Las abuelas negras son los pilares de la familia, los seres memoriosos que guardan las tradiciones y las trasmiten a las nuevas generaciones; María Teresa Ramírez evoca a la abuela con un oxímoron: “Camina para adelante, / sus huellas van hacia atrás”, que no solo describe su habilidad narrativa, sino que implica el retorno al origen y a la cultura ancestral. Los remedios caseros y la medicina tradicional utilizada por los abuelos son recreados en la obra de Excilia Saldaña: “Cuando yo era niña —decía mi abuela— vivía Tata Cuñengue en un varaentierra.
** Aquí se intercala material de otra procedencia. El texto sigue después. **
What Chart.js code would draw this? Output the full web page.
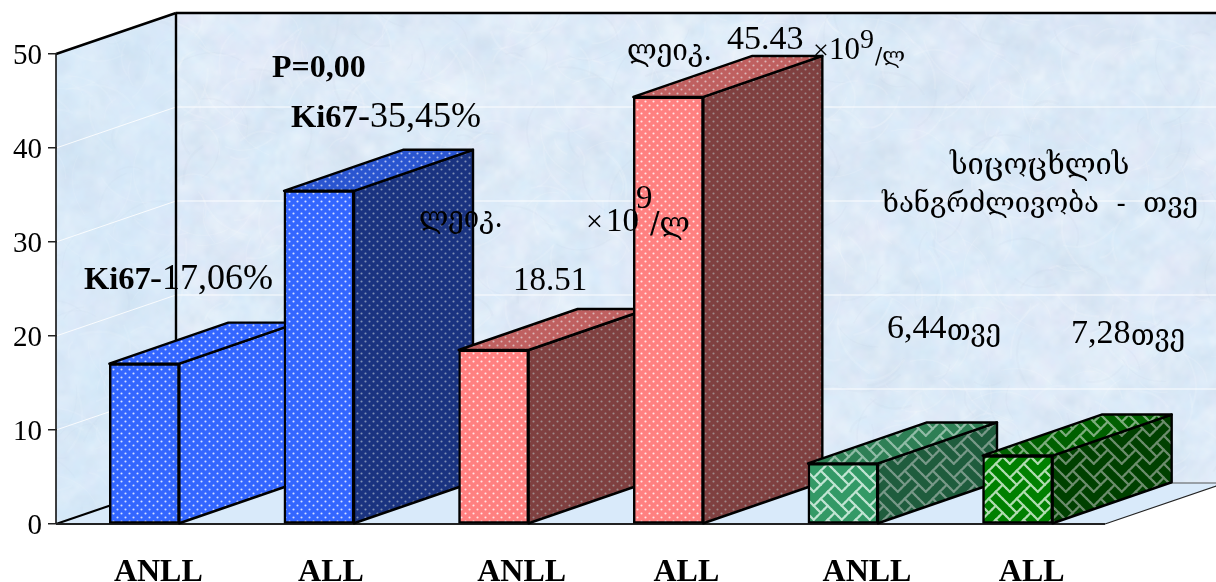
<!DOCTYPE html>
<html>
<head>
<meta charset="utf-8">
<style>html,body{margin:0;padding:0;background:#fff}canvas{display:block}</style>
<script src="https://cdn.jsdelivr.net/npm/chart.js@4.4.1/dist/chart.umd.js"></script>
</head>
<body>
<canvas id="c" width="1216" height="582"></canvas>
<script>
// ---- data ----
const categories = ['ANLL','ALL','ANLL','ALL','ANLL','ALL'];
const values = [17.06, 35.45, 18.51, 45.43, 6.44, 7.28];
const yMax = 50;
const yStep = 10;
const textPieces = ['P=0,00','Ki67','-35,45%','Ki67','-17,06%','ლეიკ.','×','10','9','/ლ','18.51','ლეიკ.','45.43','×','10','9','/ლ','სიცოცხლის','ხანგრძლივობა  -  თვე','6,44','თვე','7,28','თვე'];

// ---- layout & style ----
const SERIF = '"Liberation Serif"';
const GEO = '"DejaVu Serif"';
// x, baseline, size, bold, family, maxWidth
const textPlace = [
 [272,77,32,1,SERIF],[291,127,32.5,1,SERIF],[358,127,36,0,SERIF],[84,289,32.5,1,SERIF],[150,289,36,0,SERIF],
 [419,227,30,0,GEO,84],[586,231,30,0,SERIF],[606,231,33,0,SERIF],[636,208,33,0,SERIF],[650,233,30,0,GEO,40],
 [513,290,33,0,SERIF],[627,60,30,0,GEO,85],[727,49,34,0,SERIF],[813,59,28,0,SERIF],[829,59,31,0,SERIF],
 [860,48,28,0,SERIF],[875,63,22,0,GEO,30],
 [950,174,29,0,GEO,180],[882,212,28,0,GEO,316],
 [887,338,34,0,SERIF],[947,340,30,0,GEO,54],[1071,343,34,0,SERIF],[1131,345,30,0,GEO,54]
];
const labelShift = [14,12,28,18,24,14];
const wallDx = 120, wallDy = 41, barDx = 119, barDy = 41;

function makeTile(w,h,draw){
  const t=document.createElement('canvas');t.width=w;t.height=h;
  draw(t.getContext('2d'));return t;
}
const mainCtx=document.getElementById('c').getContext('2d');
function dots(base,dot){
  return mainCtx.createPattern(makeTile(8,8,g=>{
    g.fillStyle=base;g.fillRect(0,0,8,8);g.fillStyle=dot;
    for(const [x,y] of [[1.5,1.5],[5.5,5.5]]){g.beginPath();g.arc(x,y,1.05,0,7);g.fill();}
  }),'repeat');
}
const weaveBits=[0x88,0x54,0x22,0x45,0x88,0x14,0x22,0x51];
function weave(base,light){
  const C=3.5,S=8*C;
  const on=(r,c)=>(weaveBits[(r+8)%8]&(0x80>>((c+8)%8)))!==0;
  return mainCtx.createPattern(makeTile(S,S,g=>{
    g.fillStyle=base;g.fillRect(0,0,S,S);
    g.strokeStyle=light;g.lineWidth=2.2;g.lineCap='round';
    for(let r=0;r<8;r++)for(let c=0;c<8;c++){
      if(!on(r,c))continue;
      for(const d of [-1,1]){
        if(!on(r+1,c+d))continue;
        for(const ox of [-S,0,S])for(const oy of [-S,0,S]){
          g.beginPath();
          g.moveTo((c+.5)*C+ox,(r+.5)*C+oy);
          g.lineTo((c+d+.5)*C+ox,(r+1.5)*C+oy);
          g.stroke();
        }
      }
    }
  }),'repeat');
}
const faces=[
 {front:dots('#3366ff','#d5e0ff'),side:dots('#3366ff','#d5e0ff'),top:dots('#3366ff','#d5e0ff')},
 {front:dots('#3366ff','#d5e0ff'),side:dots('#1a3380','#8090b5'),top:dots('#2a55d0','#b0c0ee')},
 {front:dots('#ff8080','#ffe6e6'),side:dots('#7f4040','#a08c8c'),top:dots('#bf6060','#dcb8b8')},
 {front:dots('#ff8080','#ffe6e6'),side:dots('#7f4040','#a08c8c'),top:dots('#bf6060','#dcb8b8')},
 {front:weave('#339966','#c0e4d2'),side:weave('#1f5c3d','#789888'),top:weave('#2e7f55','#90bca6')},
 {front:weave('#008000','#b0dcb0'),side:weave('#004000','#6c8c6c'),top:weave('#006000','#7cac7c')}
];

// mottled paper texture for the walls: noise cells scaled up so they go soft
function texture(){
  let s=12345;const r=()=>(s=(s*1664525+1013904223)>>>0)/4294967296;
  const t=document.createElement('canvas');t.width=1216;t.height=582;
  const g=t.getContext('2d');
  g.fillStyle='#dcebf8';g.fillRect(0,0,1216,582);
  g.imageSmoothingEnabled=true;g.imageSmoothingQuality='high';
  const cols=[[255,255,255],[195,210,228],[232,226,246],[208,234,252]];
  for(const [cell,alpha] of [[36,.30],[12,.28],[5,.16]]){
    const w=Math.ceil(1216/cell)+1,h=Math.ceil(582/cell)+1;
    const n=document.createElement('canvas');n.width=w;n.height=h;
    const c=n.getContext('2d');
    for(let y=0;y<h;y++)for(let x=0;x<w;x++){
      const k=cols[Math.floor(r()*4)];
      c.fillStyle='rgba('+k[0]+','+k[1]+','+k[2]+','+(r()*alpha)+')';c.fillRect(x,y,1,1);
    }
    g.drawImage(n,0,0,w*cell,h*cell);
  }
  for(let i=0;i<1000;i++){
    g.strokeStyle=r()<.75?'rgba(255,255,255,.13)':'rgba(185,200,222,.09)';
    g.lineWidth=1+r()*1.4;
    const x=r()*1216,y=r()*582,a=r()*6.28,l=10+r()*30;
    g.beginPath();g.moveTo(x,y);
    g.quadraticCurveTo(x+Math.cos(a)*l,y+Math.sin(a)*l,x+Math.cos(a+.5)*l*1.6,y+Math.sin(a+.5)*l*1.6);
    g.stroke();
  }
  return mainCtx.createPattern(t,'no-repeat');
}
const paper=texture();

function poly(ctx,pts,fill,stroke,lw){
  ctx.beginPath();pts.forEach((p,i)=>i?ctx.lineTo(p[0],p[1]):ctx.moveTo(p[0],p[1]));ctx.closePath();
  if(fill){ctx.fillStyle=fill;ctx.fill();}
  if(stroke){ctx.strokeStyle=stroke;ctx.lineWidth=lw;ctx.lineJoin='round';ctx.stroke();}
}
function line(ctx,a,b,c,d,col,lw){ctx.beginPath();ctx.moveTo(a,b);ctx.lineTo(c,d);ctx.strokeStyle=col;ctx.lineWidth=lw;ctx.stroke();}

const walls={
  id:'walls',
  beforeDraw(chart){
    const ctx=chart.ctx,y=chart.scales.y,a=chart.chartArea;
    ctx.save();
    ctx.fillStyle='#fff';ctx.fillRect(0,0,1216,582);
    const L=a.left-1,R=a.right,B=y.getPixelForValue(0),T=y.getPixelForValue(yMax);
    const far=R+wallDx;
    poly(ctx,[[L+wallDx,T-wallDy],[far,T-wallDy],[far,B-wallDy],[L+wallDx,B-wallDy]],paper);
    poly(ctx,[[L,T],[L+wallDx,T-wallDy],[L+wallDx,B-wallDy],[L,B]],paper);
    poly(ctx,[[L,T],[L+wallDx,T-wallDy],[L+wallDx,B-wallDy],[L,B]],'rgba(205,232,252,.25)');
    poly(ctx,[[L,B],[L+wallDx,B-wallDy],[far,B-wallDy],[R,B]],'#d9eafa');
    for(let v=yStep;v<yMax;v+=yStep){
      const p=y.getPixelForValue(v);
      line(ctx,L,p,L+wallDx,p-wallDy,'rgba(255,255,255,.85)',1);
      line(ctx,L+wallDx,p-wallDy,far,p-wallDy,'rgba(255,255,255,.6)',1.3);
    }
    line(ctx,L+wallDx,B-wallDy,far,B-wallDy,'#555',1.2);
    line(ctx,L,T,L+wallDx,T-wallDy,'#000',2.4);
    line(ctx,L+wallDx,T-wallDy,far,T-wallDy,'#000',2.4);
    line(ctx,L+wallDx,T-wallDy,L+wallDx,B-wallDy,'#000',2.4);
    line(ctx,L,T,L,B,'#000',1.5);
    line(ctx,L,B,L+wallDx,B-wallDy,'#000',2.2);
    line(ctx,R,B,far,B-wallDy,'#222',1.2);
    line(ctx,L,B,R,B,'#222',1.8);
    ctx.restore();
    // move the axis labels to where the reference has them
    const items=chart.scales.x.getLabelItems();
    if(!items.shifted){items.forEach((it,i)=>{it.options.translation[0]+=labelShift[i];});items.shifted=true;}
    const yItems=chart.scales.y.getLabelItems();
    if(!yItems.shifted){yItems.forEach(it=>{it.options.translation[1]+=2;});yItems.shifted=true;}
  },
  afterDatasetsDraw(chart){
    const ctx=chart.ctx,bars=chart.getDatasetMeta(0).data;
    ctx.save();
    bars.forEach((b,i)=>{
      const l=b.x-b.width/2,r=b.x+b.width/2;
      poly(ctx,[[r,b.y],[r+barDx,b.y-barDy],[r+barDx,b.base-barDy],[r,b.base]],faces[i].side,'#000',2.4);
      poly(ctx,[[l,b.y],[l+barDx,b.y-barDy],[r+barDx,b.y-barDy],[r,b.y]],faces[i].top,'#000',2.4);
      b.draw(ctx);
    });
    ctx.fillStyle='#000';ctx.textBaseline='alphabetic';ctx.textAlign='left';
    textPieces.forEach((t,i)=>{
      const [x,base,size,bold,fam,mw]=textPlace[i];
      ctx.font=(bold?'bold ':'')+size+'px '+fam;
      if(mw)ctx.fillText(t,x,base,mw);else ctx.fillText(t,x,base);
    });
    ctx.restore();
  }
};

new Chart(document.getElementById('c'),{
  type:'bar',
  data:{labels:categories,datasets:[{
    data:values,
    backgroundColor:faces.map(f=>f.front),
    borderColor:'#000',borderWidth:2.4,borderSkipped:false,barThickness:70
  }]},
  options:{
    responsive:false,animation:false,devicePixelRatio:1,
    layout:{padding:{left:0,right:111,top:54,bottom:0}},
    plugins:{legend:{display:false},tooltip:{enabled:false},title:{display:false}},
    scales:{
      x:{
        afterFit(s){s.height=58;},
        grid:{display:false},border:{display:false},
        ticks:{color:'#000',font:{family:SERIF,size:32,weight:'bold'},padding:22,maxRotation:0,autoSkip:false}
      },
      y:{
        min:0,max:yMax,
        afterFit(s){s.width=57;},
        grid:{drawOnChartArea:false,drawTicks:true,tickLength:9,tickColor:'#222',lineWidth:1.5},
        border:{display:false},
        ticks:{stepSize:yStep,color:'#000',font:{family:SERIF,size:29},padding:6}
      }
    }
  },
  plugins:[walls]
});
</script>
</body>
</html>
Tata Cuñengue, Tata Cuñé, dueño del monte que nadie ve. Verdolaga, Romerillo, Palociego, Vencedor, Jalajala, Lirio del Río, Siempreviva, Girasol, Pasiflora, Serpentina, Cola de Ratón. Cada hierba le ofrecía, por la noche su esplendor…”. La puertorriqueña Yolanda Arroyo reta tanto las ideologías racistas como patriarcales, pues defiende el derecho a ser una negra lesbiana como lo presenta en su poema “Carne negra”: “oler carne negra sangre negra / morder negrura / pellizcar negros cachetes / trastear tus negras nalgas / recordar a mami ennegrecida / oscurantizada / tiznada de carbones briosos”.

Marta Quiñónez de forma concisa y certera representa la miseria que padecen los inocentes, que no son sólo niños afrodescendientes, sus poemas se solidarizan con los pobres de la tierra y el poema se universaliza: “Arde dios / en los cielos / un niño / llora su infierno”. De esta forma las poetas van uniendo sus voces para compartir su visión de mundo y sus expectativas de un futuro mejor para todos. Con frecuencia el reclamo político es enfático y exhorta al cambio donde el reconocimiento y respeto por la diversidad del otro sea una premisa indiscutible para construir democracias incluyentes y participativas.

Las poéticas en la que modelan sus vivencias como mujeres, sus experiencias como activistas y el difícil proceso para consolidarse como gestoras de la cultura, poseen rasgos híbridos que aluden tanto al ámbito cotidiano como al transcurrir histórico. De esta manera, la producción artística de estas autoras afrodescendientes ofrece un horizonte intelectual y estético que rebasa los modelos eurocéntricos y constituye un ejercicio poderoso de descolonización de la memoria colectiva e individual, y por ello participan en la construcción de movimientos sociales que forjan el futuro.